While postemergence herbicide program should be considered when planning a preemergence program, there are several options that are effective regardless of postemergence use. A strong preemergence program utilizing two modes of action should be applied to help take selection pressure off the postemergence herbicides. Where pigweed or ragweed are the primary concern, a PPO-inhibitor (Group 14) such as flumioxazin (Valor, Envive, Fierce, etc), sulfentrazone (Spartan, Authority products), and others will provide an excellent foundation for control. In addition to a Group 14 herbicide, we should be adding in a Group 15 herbicide (Dual Magnum, Outlook, Warrant, Zidua). Many people are using the Group 15 herbicides to control Palmer amaranth, quite effectively. It will be important to mix them with Group 14 or metribuzin where possible to take selection pressure off them. There have been reports of pigweed resistant to Group 15 herbicides in other parts of the country, and we need to avoid selecting for this resistance.

The past 5 years or so, we have observed a resurgence of sicklepod.
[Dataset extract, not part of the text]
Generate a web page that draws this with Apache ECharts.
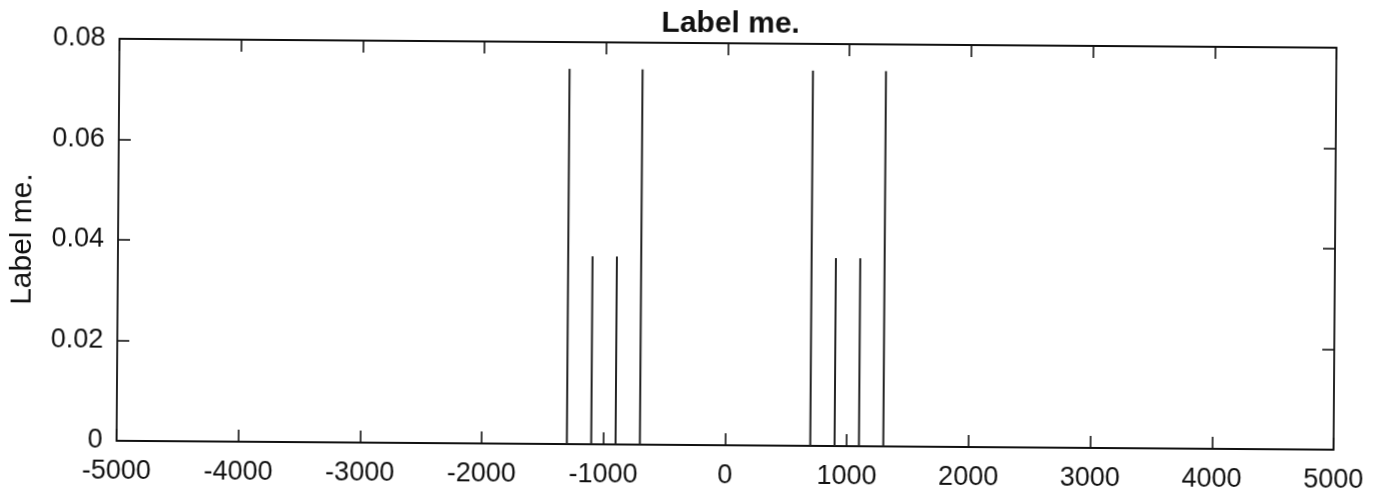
<!DOCTYPE html>
<html>
<head>
<meta charset="utf-8">
<script src="https://cdn.jsdelivr.net/npm/echarts@6/dist/echarts.min.js"></script>
<style>
html,body{margin:0;padding:0;background:#fff;overflow:hidden;}
#chart{width:1384px;height:496px;transform:rotate(0.42deg);transform-origin:50% 50%;}
</style>
</head>
<body>
<div id="chart"></div>
<script>
const titleText = 'Label me.';
const yName = 'Label me.';
const spikeX = [-1300, -1100, -900, -700, 700, 900, 1100, 1300];
const spikeY = [0.0747, 0.0374, 0.0374, 0.0747, 0.0747, 0.0374, 0.0374, 0.0747];
const xRange = [-5000, 5000, 1000];
const yRange = [0, 0.08, 0.02];

const font = "'Liberation Sans', Arial, Helvetica, sans-serif";
const ink = '#111';
const chart = echarts.init(document.getElementById('chart'), null, {renderer: 'canvas'});

const axisLine = {show: true, onZero: false, lineStyle: {color: ink, width: 1.8}};
const tickIn = {show: true, inside: true, length: 12, lineStyle: {color: ink, width: 1.6}};

chart.setOption({
  animation: false,
  backgroundColor: '#fff',
  title: {
    text: titleText,
    left: 724,
    textAlign: 'center',
    top: 4,
    textStyle: {fontFamily: font, fontSize: 30, fontWeight: 'bold', color: ink}
  },
  grid: {left: 113, right: 49, top: 43, bottom: 51, containLabel: false},
  xAxis: [{
    type: 'value', position: 'bottom',
    min: xRange[0], max: xRange[1], interval: xRange[2],
    axisLine: axisLine, axisTick: tickIn,
    axisLabel: {color: ink, fontFamily: font, fontSize: 27, margin: 17,
      formatter: v => String(v)},
    splitLine: {show: false}
  }, {
    type: 'value', position: 'top',
    min: xRange[0], max: xRange[1], interval: xRange[2],
    axisLine: axisLine, axisTick: tickIn,
    axisLabel: {show: false}, splitLine: {show: false}
  }],
  yAxis: [{
    type: 'value', position: 'left',
    min: yRange[0], max: yRange[1], interval: yRange[2],
    name: yName, nameLocation: 'middle', nameGap: 80,
    nameTextStyle: {color: ink, fontFamily: font, fontSize: 30},
    axisLine: axisLine, axisTick: tickIn,
    axisLabel: {color: ink, fontFamily: font, fontSize: 27, margin: 14},
    splitLine: {show: false}
  }, {
    type: 'value', position: 'right',
    min: yRange[0], max: yRange[1], interval: yRange[2],
    axisLine: axisLine, axisTick: tickIn,
    axisLabel: {show: false}, splitLine: {show: false}
  }],
  series: [{
    type: 'bar',
    xAxisIndex: 0, yAxisIndex: 0,
    barWidth: 2,
    itemStyle: {color: '#222'},
    data: spikeX.map((x, i) => [x, spikeY[i]])
  }]
});
</script>
</body>
</html>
There really are only a couple of preemergence options that are effective on sicklepod. Top of the list is Scepter (imazaquin). Other broadleaf preemergence herbicides will give partial control or suppression, but in areas with heavy sicklepod infestations, Scepter should be applied. This is primarily a concern in conventional soybean, other systems have effective postemergence options. If you are planting conventional soybeans this year, remember excellent grass control can be achieved postemergence, however broadleaf control will be limited to PPO-inhibitors or ALS-inhibitors, depending on weeds present. Realize timing will be critical, and PPO- and ALS-resistant biotypes of several species exist in North Carolina. Therefore you should keep this local information in mind when choosing your preemergence program. Our research has shown that a PPO-inhibitor applied preemergence still has activity on pigweed or ragweed. This is not necessarily true for ALS-resistant biotypes. If you are planning to plant Roundup Ready2 soybean with no stacked traits, I would plan my preemergence program like conventional soybean where Palmer amaranth and common ragweed are present.

There are still people planting straight Liberty Link soybean with no stacked traits. A strong preemergence program will be essential for preemergence grass and Palmer amaranth control. This is especially true to allow time to make timely postemergence applications of Liberty. Utilize Group 14 and 15 herbicides to control a broad spectrum of weeds and set up the system for success. Again, metribuzin may be utilized where soil and variety allow to help take selection pressure off the other modes of action.

Those who are planting either of the auxin traits (Enlist or Xtend/Xtendflex) have the greatest flexibility with regards to postemergence weed control. However we should not become complacent at planting and take the preemergence herbicide for granted. A strong preemergence program utilizing two modes of action should still be applied to help take selection pressure off the postemergence herbicides. The programs described above should be sufficient to provide excellent early season weed control.

While I mentioned the Group 14 and Group 15 herbicides often, and they are widely used, I want to stress there are other options to consider. The yellow herbicides still are excellent grass control products, work on our weed spectrum in North Carolina, and can be a place we can save a few dollars while not sacrificing grass weed control. They can also be effective on Palmer amaranth when activated properly. I have mentioned metribuzin several times, and I think this is an excellent option for several of our difficult to control broadleaf weed species. Additionally, there are many premixes available, consult the NC Ag Chem Manual and your local extension agent for recommendations that fit your specific mix of species and soils.